The process of pause -- in some cases -- comes from a schedule Menhart worked out with manager Davey Martinez. In the past, the Nationals had just two throwing groups. This year, Groups A, B and C exist. Most pitchers will work every third day instead of every two days.

"We'll limit them to every three days," Martinez said. "We might hold them back. Instead of starting so they'll have more live BPs at first before they get in a game to build up their pitch count."

The pitchers agree on two ideas: they were beat at the end of the World Series; they feel better now.

Max Scherzer arrived Jan. 1. He marks Dec. 1 for the start of his usual throwing and offseason exercise process. He was able to hit the date despite pitching Oct. 30. After Game 7 of the World Series, Scherzer said he was going to be sore for a long time.
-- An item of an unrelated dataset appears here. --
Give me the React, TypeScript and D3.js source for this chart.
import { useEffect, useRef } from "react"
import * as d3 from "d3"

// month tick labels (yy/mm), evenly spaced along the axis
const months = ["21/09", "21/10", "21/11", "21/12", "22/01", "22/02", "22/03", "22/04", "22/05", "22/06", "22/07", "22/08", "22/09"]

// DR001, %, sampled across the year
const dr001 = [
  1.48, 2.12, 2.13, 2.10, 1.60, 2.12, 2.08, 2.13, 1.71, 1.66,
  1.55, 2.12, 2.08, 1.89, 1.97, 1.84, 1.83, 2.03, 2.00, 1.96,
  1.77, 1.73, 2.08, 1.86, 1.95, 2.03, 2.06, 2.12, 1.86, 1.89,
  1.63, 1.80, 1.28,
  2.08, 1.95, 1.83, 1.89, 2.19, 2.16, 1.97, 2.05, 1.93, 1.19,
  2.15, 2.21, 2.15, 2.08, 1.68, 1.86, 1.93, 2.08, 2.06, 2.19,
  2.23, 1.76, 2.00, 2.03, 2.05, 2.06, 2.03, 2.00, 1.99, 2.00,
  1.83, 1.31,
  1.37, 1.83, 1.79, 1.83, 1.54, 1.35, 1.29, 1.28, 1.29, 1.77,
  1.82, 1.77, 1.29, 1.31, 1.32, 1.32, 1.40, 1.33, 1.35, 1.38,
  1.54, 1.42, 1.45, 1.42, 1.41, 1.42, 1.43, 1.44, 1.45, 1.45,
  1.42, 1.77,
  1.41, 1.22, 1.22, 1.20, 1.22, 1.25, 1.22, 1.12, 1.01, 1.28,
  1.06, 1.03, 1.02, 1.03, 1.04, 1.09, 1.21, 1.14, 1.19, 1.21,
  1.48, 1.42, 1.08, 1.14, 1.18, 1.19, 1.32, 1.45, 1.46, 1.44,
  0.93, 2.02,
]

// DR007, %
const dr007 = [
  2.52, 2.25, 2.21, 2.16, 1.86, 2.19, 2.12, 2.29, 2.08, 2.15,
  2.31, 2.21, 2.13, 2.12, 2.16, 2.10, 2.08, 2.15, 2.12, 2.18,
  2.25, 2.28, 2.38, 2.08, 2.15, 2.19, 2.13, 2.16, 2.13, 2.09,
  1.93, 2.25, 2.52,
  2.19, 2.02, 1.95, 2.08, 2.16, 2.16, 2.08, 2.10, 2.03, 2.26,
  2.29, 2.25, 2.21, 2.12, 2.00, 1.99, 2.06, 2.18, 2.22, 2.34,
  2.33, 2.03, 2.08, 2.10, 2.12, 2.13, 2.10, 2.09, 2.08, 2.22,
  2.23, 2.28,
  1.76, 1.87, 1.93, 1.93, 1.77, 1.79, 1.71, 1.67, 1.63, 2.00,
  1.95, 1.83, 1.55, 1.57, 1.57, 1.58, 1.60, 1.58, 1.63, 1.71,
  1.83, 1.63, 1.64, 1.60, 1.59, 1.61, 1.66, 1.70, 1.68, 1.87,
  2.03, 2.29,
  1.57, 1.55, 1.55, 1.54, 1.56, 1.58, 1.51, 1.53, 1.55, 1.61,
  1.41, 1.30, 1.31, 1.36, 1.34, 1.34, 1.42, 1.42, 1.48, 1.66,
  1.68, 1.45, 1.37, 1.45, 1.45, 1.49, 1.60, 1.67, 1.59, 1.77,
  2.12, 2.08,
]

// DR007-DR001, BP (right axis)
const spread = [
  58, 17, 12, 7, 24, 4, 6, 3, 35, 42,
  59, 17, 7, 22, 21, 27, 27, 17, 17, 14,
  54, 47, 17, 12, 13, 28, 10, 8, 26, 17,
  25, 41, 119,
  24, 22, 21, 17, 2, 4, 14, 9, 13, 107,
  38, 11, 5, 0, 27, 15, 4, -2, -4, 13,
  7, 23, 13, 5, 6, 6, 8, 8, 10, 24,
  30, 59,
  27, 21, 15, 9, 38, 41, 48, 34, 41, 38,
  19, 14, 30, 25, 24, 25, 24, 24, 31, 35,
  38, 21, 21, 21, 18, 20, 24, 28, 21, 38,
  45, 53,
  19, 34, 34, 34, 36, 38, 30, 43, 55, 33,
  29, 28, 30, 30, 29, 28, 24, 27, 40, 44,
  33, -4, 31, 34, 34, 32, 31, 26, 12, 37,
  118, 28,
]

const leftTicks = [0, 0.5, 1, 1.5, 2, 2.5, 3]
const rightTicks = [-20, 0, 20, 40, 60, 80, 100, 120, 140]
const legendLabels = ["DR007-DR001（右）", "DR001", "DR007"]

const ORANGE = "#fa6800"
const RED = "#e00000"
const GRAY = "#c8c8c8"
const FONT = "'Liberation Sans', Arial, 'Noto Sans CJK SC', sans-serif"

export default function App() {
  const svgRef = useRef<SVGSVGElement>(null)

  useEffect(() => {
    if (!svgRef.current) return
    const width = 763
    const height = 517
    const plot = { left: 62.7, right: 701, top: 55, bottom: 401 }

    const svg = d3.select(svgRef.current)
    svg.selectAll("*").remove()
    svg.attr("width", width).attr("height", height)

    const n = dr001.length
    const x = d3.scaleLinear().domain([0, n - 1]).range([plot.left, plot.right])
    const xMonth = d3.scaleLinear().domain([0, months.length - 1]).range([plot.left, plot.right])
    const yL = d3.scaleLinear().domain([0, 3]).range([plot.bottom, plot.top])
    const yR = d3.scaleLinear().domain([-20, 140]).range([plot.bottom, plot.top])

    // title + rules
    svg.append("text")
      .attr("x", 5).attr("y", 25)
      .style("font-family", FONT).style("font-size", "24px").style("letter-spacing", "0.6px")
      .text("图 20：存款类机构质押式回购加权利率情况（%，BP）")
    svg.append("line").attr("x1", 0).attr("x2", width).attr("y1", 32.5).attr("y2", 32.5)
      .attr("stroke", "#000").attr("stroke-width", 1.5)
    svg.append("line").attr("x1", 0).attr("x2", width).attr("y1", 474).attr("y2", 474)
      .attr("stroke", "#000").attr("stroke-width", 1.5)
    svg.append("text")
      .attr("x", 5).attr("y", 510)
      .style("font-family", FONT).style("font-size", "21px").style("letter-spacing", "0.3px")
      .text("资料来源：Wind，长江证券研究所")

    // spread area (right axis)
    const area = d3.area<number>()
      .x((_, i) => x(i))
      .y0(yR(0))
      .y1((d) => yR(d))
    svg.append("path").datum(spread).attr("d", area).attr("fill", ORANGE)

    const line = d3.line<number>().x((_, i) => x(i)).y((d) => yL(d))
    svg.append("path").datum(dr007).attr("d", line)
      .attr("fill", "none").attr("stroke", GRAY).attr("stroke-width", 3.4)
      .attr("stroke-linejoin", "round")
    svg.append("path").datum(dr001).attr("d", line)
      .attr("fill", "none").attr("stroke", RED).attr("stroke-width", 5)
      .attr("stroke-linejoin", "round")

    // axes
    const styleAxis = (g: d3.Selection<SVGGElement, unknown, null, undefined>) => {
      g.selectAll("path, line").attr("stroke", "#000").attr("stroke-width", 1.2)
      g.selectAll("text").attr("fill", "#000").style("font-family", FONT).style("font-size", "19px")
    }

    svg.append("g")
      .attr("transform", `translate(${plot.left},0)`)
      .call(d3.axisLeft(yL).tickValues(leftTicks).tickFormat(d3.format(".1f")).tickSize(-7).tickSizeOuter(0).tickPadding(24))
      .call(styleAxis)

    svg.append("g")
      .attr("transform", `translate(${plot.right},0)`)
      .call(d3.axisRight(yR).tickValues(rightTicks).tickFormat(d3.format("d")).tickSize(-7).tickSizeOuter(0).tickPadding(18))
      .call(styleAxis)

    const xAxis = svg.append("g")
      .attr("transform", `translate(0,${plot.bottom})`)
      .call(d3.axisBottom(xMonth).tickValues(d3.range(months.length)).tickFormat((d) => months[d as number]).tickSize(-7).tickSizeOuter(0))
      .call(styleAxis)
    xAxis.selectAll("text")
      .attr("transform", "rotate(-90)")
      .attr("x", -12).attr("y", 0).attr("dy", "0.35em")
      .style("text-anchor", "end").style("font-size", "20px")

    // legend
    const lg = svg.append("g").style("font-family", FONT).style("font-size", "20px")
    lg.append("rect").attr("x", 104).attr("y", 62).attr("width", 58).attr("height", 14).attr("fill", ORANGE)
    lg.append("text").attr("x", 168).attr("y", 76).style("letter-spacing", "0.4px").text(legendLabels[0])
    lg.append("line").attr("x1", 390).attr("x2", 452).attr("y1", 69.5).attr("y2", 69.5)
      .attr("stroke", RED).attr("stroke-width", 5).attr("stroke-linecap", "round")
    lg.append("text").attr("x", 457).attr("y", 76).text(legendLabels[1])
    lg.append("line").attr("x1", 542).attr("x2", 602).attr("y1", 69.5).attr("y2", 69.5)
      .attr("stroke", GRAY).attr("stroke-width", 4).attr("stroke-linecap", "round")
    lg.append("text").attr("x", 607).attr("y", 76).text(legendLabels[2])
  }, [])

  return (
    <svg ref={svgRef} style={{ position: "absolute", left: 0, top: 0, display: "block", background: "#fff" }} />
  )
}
He let his arm rest from the use and head rest from the hangover. He feels normal now.

"Right where I need to be," Scherzer said.

Tanner Rainey pitched into September then through October for the first time in his pro career. He threw batting practice to his younger brother, but mainly took time to rest in the offseason. He didn't start throwing until the middle of January.

Patrick Corbin -- who made five relief appearances in the postseason -- said his body feels well after easing into his offseason work. Corbin said his body, more than his arm, was worn out once everyone left Houston.

"For sure towards the end last year, we were all exhausted," Corbin said. "I took some time off, about a month, where I relaxed, recovered then I slowly got back into it."

Which is how spring training will start for most of them. Stephen Strasburg and Corbin were slated to throw Friday. Doolittle is back on a mound Saturday after a very brief Thursday session. Scherzer, well, he's his own animal.

But for all, the idea is measured preparation in order to be ready for the first day in New York.

"I want these guys to understand, we're preparing ourselves for March 26," Martinez said. "We've got to come out of the gate. I want us to really come out of the gate fired up ready to go ready to compete."